Skip to contents

Neural network model with keras

Usage

pipe_keras_timeseries(
  df,
  predInput = NULL,
  responseVars = 1,
  caseClass = NULL,
  idVars = character(),
  weight = "class",
  timevar = NULL,
  responseTime = "LAST",
  regex_time = ".+",
  staticVars = NULL,
  crossValStrategy = c("Kfold", "bootstrap"),
  k = 5,
  replicates = 10,
  crossValRatio = c(train = 0.6, test = 0.2, validate = 0.2),
  hidden_shape.RNN = c(32, 32),
  hidden_shape.static = c(32, 32),
  hidden_shape.main = 32,
  epochs = 500,
  maskNA = NULL,
  batch_size = "all",
  repVi = 5,
  perm_dim = 2:3,
  comb_dims = FALSE,
  summarizePred = TRUE,
  scaleDataset = FALSE,
  NNmodel = FALSE,
  DALEXexplainer = FALSE,
  variableResponse = FALSE,
  save_validateset = FALSE,
  baseFilenameNN = NULL,
  filenameRasterPred = NULL,
  tempdirRaster = NULL,
  nCoresRaster = parallel::detectCores()%/%2,
  verbose = 0,
  ...
)

Arguments

df

a data.frame with the data in a long format (time variable in the timevar column).

predInput

a data.frame with the input variables to make predictions.

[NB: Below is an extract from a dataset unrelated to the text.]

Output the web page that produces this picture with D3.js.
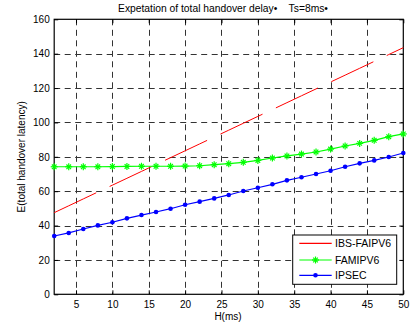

The columns names must match the names of df columns.

responseVars

response variables as column names or indexes on df in wide format (eg. respVar_time).

caseClass

class of the samples used to weight cases. Column names or indexes on df, or a vector with the class for each rows in df.

idVars

id column names or indexes on df. Should be a unique identifier for a row in wide format, otherwise, values will be averaged.

weight

Optional array of the same length as nrow(df), containing weights to apply to the model's loss for each sample.

timevar

column name of the variable containing the time.

responseTime

a timevar value used as a response var for responseVars or the default "LAST" for the last timestep available (max(df[, timevar])).

regex_time

regular expression matching the timevar values format.

staticVars

predictor variables as column names or indexes on df indicating fixed vars that don't change over time.

crossValStrategy

Kfold or bootstrap.

k

number of data partitions when crossValStrategy="Kfold".

replicates

number of replicates for crossValStrategy="bootstrap" and crossValStrategy="Kfold" (replicates * k-1, 1 fold for validation).

crossValRatio

Proportion of the dataset used to train, test and validate the model when crossValStrategy="bootstrap". Default to c(train=0.6, test=0.2, validate=0.2). If there is only one value, will be taken as a train proportion and the test set will be used for validation.

hidden_shape.RNN

number of neurons in the hidden layers of the Recursive Neural Network model (time series data). Can be a vector with values for each hidden layer.

hidden_shape.static

number of neurons in the hidden layers of the densely connected neural network model (static data). Can be a vector with values for each hidden layer.

hidden_shape.main

number of neurons in the hidden layers of the densely connected neural network model connecting static and time series data. Can be a vector with values for each hidden layer.

epochs

parameter for keras::fit().

maskNA

value to assign to NAs after scaling and passed to keras::layer_masking().

batch_size

for fit and predict functions. The bigger the better if it fits your available memory. Integer or "all".

repVi

replicates of the permutations to calculate the importance of the variables. 0 to avoid calculating variable importance.

perm_dim

dimension to perform the permutations to calculate the importance of the variables (data dimensions [case, time, variable]). If perm_dim = 2:3, it calculates the importance for each combination of the 2nd and 3rd dimensions.

comb_dims

variable importance calculations, if TRUE, do the permutations for each combination of the levels of the variables from 2nd and 3rd dimensions for input data with 3 dimensions. By default FALSE.

summarizePred

if TRUE, return the mean, sd and se of the predictors. if FALSE, return the predictions for each replicate.

scaleDataset

if TRUE, scale the whole dataset only once instead of the train set at each replicate. Optimize processing time for predictions with large rasters.

NNmodel

if TRUE, return the serialized model with the result.

DALEXexplainer

if TRUE, return a explainer for the models from DALEX::explain() function. It doesn't work with multisession future plans.

variableResponse

if TRUE, return aggregated_profiles_explainer object from ingredients::partial_dependency() and the coefficients of the adjusted linear model.

save_validateset

save the validateset (independent data not used for training).

baseFilenameNN

if no missing, save the NN in hdf5 format on this path with iteration appended.

filenameRasterPred

if no missing, save the predictions in a RasterBrick to this file.

tempdirRaster

path to a directory to save temporal raster files.

nCoresRaster

number of cores used for parallelized raster cores. Use half of the available cores by default.

verbose

If > 0, print state and passed to keras functions

...

extra parameters for future.apply::future_replicate() and ingredients::feature_importance().